Returning Multiple Answers for a QA Model on SageMaker

Hi,

I’ve currently fine-tuned this Question-Answering model to fit a specific business use case we have (identifying the name of a company from a piece of text). When it comes to inference, I’ve found as @sgugger has very clearly explained in this notebook that sometimes the best answer isn’t the one with the best start and end logits as sometimes the highest scoring combination can produce an answer that is too long or too short (just one character).

As such when I was predicting using this model locally I created a return_best_combinaton function that finds the most practical answer using the list of logit scores.

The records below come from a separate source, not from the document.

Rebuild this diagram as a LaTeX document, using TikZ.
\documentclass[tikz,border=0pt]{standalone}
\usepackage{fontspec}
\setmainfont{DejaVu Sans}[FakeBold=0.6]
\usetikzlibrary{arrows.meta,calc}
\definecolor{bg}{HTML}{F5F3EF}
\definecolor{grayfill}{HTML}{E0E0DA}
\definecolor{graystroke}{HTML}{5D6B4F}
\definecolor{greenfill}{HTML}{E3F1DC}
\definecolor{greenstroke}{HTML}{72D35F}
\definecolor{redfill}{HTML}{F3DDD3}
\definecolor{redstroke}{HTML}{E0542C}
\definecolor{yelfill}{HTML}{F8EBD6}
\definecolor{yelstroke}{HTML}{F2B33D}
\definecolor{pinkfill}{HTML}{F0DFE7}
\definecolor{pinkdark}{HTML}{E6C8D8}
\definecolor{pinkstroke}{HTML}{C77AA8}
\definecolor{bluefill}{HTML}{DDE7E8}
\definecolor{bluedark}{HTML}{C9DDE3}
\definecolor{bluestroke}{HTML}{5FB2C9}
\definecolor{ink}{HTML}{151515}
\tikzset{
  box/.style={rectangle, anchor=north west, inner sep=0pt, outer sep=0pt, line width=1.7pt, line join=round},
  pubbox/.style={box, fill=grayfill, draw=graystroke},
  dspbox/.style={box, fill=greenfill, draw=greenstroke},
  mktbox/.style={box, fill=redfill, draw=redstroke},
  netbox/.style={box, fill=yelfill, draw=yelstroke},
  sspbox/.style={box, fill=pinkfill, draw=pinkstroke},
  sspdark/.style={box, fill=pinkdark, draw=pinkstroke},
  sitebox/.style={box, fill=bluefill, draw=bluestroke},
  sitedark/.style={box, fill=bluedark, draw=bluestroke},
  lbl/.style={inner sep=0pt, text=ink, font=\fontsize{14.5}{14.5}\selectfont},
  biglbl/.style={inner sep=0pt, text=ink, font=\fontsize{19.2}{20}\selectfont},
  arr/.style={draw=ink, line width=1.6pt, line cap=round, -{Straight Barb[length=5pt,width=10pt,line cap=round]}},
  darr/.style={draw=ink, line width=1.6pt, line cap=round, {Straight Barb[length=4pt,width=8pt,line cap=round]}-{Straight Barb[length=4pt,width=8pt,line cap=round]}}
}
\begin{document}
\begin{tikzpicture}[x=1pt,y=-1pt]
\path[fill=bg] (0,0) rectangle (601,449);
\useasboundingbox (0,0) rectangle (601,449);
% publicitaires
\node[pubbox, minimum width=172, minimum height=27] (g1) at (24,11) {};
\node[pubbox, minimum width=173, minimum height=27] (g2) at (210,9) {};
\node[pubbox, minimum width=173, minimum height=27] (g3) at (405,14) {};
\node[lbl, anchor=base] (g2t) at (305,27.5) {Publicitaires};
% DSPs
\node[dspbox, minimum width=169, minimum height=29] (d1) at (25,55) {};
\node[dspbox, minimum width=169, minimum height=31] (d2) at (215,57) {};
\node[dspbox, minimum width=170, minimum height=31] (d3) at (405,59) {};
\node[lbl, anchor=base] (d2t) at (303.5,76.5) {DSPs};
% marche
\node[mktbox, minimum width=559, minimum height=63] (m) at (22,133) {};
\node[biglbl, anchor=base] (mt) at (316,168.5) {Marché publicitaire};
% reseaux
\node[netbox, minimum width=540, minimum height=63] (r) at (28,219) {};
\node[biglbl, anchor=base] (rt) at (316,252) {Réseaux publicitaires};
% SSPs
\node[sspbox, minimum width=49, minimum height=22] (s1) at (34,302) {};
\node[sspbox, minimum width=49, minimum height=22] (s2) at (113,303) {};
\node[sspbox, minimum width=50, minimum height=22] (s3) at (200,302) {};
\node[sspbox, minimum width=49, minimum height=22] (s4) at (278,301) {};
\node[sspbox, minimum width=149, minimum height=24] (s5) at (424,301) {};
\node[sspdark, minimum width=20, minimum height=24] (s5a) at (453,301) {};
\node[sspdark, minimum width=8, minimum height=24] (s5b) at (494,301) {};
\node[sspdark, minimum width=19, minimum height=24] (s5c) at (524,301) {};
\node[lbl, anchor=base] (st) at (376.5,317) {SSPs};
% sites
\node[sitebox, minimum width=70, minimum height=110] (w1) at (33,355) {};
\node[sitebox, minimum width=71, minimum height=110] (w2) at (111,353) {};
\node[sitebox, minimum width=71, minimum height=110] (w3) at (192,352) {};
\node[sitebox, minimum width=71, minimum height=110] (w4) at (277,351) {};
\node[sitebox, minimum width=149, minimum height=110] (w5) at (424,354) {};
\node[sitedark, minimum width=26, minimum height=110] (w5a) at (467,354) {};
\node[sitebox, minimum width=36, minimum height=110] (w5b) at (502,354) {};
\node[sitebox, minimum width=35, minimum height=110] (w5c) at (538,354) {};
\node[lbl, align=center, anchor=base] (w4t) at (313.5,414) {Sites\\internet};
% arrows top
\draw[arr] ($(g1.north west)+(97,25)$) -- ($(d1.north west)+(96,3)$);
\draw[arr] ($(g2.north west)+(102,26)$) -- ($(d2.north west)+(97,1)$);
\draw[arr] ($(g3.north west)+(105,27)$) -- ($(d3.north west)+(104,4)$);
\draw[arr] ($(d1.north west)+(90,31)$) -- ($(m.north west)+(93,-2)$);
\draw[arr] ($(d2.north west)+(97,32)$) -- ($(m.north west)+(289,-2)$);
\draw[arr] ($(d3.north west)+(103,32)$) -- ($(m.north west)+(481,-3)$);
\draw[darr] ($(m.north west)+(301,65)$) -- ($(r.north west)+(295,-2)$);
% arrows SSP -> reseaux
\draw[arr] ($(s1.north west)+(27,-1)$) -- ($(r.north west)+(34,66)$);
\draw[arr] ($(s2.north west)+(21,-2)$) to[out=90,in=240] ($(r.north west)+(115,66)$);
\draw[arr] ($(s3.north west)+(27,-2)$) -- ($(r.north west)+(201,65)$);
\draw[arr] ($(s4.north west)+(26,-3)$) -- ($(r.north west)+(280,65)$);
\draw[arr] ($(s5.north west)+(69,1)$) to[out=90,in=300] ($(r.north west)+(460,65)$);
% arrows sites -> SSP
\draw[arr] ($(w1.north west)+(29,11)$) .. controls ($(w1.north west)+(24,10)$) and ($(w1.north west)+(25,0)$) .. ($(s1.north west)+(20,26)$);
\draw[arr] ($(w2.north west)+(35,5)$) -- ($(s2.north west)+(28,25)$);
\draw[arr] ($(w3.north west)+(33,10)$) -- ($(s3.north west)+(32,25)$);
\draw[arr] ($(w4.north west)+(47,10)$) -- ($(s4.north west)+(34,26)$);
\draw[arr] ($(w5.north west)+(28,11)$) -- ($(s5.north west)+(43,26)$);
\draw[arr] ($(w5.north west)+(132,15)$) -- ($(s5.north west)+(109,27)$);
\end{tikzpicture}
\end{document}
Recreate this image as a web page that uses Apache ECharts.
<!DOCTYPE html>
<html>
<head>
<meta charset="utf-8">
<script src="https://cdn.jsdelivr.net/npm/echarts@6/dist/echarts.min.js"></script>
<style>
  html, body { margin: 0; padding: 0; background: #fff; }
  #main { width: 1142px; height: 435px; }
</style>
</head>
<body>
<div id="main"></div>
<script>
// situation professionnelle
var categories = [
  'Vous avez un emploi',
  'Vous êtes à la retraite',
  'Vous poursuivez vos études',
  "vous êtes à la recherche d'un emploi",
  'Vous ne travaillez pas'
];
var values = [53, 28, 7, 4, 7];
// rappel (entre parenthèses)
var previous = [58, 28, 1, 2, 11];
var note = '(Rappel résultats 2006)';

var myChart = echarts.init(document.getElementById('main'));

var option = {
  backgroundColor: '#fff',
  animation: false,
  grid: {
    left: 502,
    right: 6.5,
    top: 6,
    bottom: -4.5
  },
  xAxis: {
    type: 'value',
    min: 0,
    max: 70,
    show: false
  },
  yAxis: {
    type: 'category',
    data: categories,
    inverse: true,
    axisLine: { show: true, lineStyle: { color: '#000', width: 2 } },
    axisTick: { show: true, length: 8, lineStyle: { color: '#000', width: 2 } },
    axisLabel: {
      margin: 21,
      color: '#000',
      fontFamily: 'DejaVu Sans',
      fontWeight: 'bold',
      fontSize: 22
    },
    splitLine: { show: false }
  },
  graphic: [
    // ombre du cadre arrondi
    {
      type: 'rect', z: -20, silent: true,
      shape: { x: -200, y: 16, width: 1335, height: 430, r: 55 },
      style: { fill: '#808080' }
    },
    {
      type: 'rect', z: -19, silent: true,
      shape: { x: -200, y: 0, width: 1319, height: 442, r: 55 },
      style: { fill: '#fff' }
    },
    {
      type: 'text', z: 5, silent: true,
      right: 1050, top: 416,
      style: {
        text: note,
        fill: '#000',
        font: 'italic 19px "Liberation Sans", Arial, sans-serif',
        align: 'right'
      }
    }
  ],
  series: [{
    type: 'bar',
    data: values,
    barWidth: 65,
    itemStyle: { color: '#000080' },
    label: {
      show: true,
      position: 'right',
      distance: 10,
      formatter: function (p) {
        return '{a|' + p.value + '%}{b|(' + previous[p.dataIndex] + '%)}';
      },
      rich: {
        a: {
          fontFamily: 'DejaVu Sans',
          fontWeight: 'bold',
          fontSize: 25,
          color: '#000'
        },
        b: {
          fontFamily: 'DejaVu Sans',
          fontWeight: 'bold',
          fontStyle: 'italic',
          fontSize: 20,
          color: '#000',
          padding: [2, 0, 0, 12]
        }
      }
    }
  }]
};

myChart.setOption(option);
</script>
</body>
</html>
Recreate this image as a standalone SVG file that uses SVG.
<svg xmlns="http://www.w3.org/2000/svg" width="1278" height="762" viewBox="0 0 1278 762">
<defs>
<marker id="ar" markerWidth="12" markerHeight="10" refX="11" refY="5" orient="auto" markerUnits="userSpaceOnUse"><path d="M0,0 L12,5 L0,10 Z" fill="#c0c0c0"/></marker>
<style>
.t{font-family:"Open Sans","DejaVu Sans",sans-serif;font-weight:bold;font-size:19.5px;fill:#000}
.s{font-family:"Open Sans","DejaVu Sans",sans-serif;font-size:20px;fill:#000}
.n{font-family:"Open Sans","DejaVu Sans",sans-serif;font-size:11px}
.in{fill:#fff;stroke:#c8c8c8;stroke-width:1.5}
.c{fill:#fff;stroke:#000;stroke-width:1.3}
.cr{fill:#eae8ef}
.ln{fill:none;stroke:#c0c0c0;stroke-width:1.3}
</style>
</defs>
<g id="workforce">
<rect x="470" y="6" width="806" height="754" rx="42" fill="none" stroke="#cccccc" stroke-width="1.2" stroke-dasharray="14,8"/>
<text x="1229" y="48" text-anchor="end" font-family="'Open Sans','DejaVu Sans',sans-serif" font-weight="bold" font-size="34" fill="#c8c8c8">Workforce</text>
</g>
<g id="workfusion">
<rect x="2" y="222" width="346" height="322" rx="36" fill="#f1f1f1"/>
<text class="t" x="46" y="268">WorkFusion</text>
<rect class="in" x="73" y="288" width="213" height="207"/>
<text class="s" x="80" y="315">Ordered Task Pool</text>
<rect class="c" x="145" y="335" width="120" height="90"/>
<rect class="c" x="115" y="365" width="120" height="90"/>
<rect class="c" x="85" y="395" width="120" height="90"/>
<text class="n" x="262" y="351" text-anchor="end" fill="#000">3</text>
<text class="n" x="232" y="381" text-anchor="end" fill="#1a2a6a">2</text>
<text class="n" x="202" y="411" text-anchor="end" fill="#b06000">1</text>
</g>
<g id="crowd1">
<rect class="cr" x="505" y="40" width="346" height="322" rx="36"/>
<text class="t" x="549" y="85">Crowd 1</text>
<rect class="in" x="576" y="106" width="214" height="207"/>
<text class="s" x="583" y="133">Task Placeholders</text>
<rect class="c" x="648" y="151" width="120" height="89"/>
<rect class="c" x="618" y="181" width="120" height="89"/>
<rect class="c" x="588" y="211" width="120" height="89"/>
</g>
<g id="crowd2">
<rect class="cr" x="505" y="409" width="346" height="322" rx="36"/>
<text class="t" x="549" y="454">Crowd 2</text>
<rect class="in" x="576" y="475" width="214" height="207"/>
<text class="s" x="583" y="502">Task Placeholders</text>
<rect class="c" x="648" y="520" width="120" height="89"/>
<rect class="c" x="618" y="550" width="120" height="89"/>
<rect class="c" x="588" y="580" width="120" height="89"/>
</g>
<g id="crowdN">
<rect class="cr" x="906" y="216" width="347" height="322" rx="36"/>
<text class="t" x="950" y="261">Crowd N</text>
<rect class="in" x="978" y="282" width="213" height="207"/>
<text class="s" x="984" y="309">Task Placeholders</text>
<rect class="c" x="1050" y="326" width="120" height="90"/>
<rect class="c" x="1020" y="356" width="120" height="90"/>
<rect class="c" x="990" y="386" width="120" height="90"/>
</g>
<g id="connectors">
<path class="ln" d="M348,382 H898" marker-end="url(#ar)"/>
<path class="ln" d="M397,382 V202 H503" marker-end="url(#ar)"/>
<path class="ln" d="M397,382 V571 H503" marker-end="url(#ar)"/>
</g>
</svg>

When I used this model using the SageMaker API I realised it just returns one single answer with a score assigned to it. I wanted to check how this answer is produced? (happy to just be directed to the source code if it’s available) and wether it’s possible to return n number of likely answers instead of just 1.

Thanks every so much,
Karim

The Inference Toolkit uses the transformers pipelines under the hood. So if your are deploying a model for Question-Answering it would use the pipeline("question-answering"). You can find the code for this here: transformers/question_answering.py at master · huggingface/transformers · GitHub

But if you want to use your own function return_best_combinaton you could create a custom inference.py with your own “prediction” step.

2 Likes

Understood that’s very helpful thank you. Looking at the code it seems that max_answer_len, handle_impossible_answer & topk all get me what I’m looking for so that’s perfect! No need for my own inference.py script. Thank you!

1 Like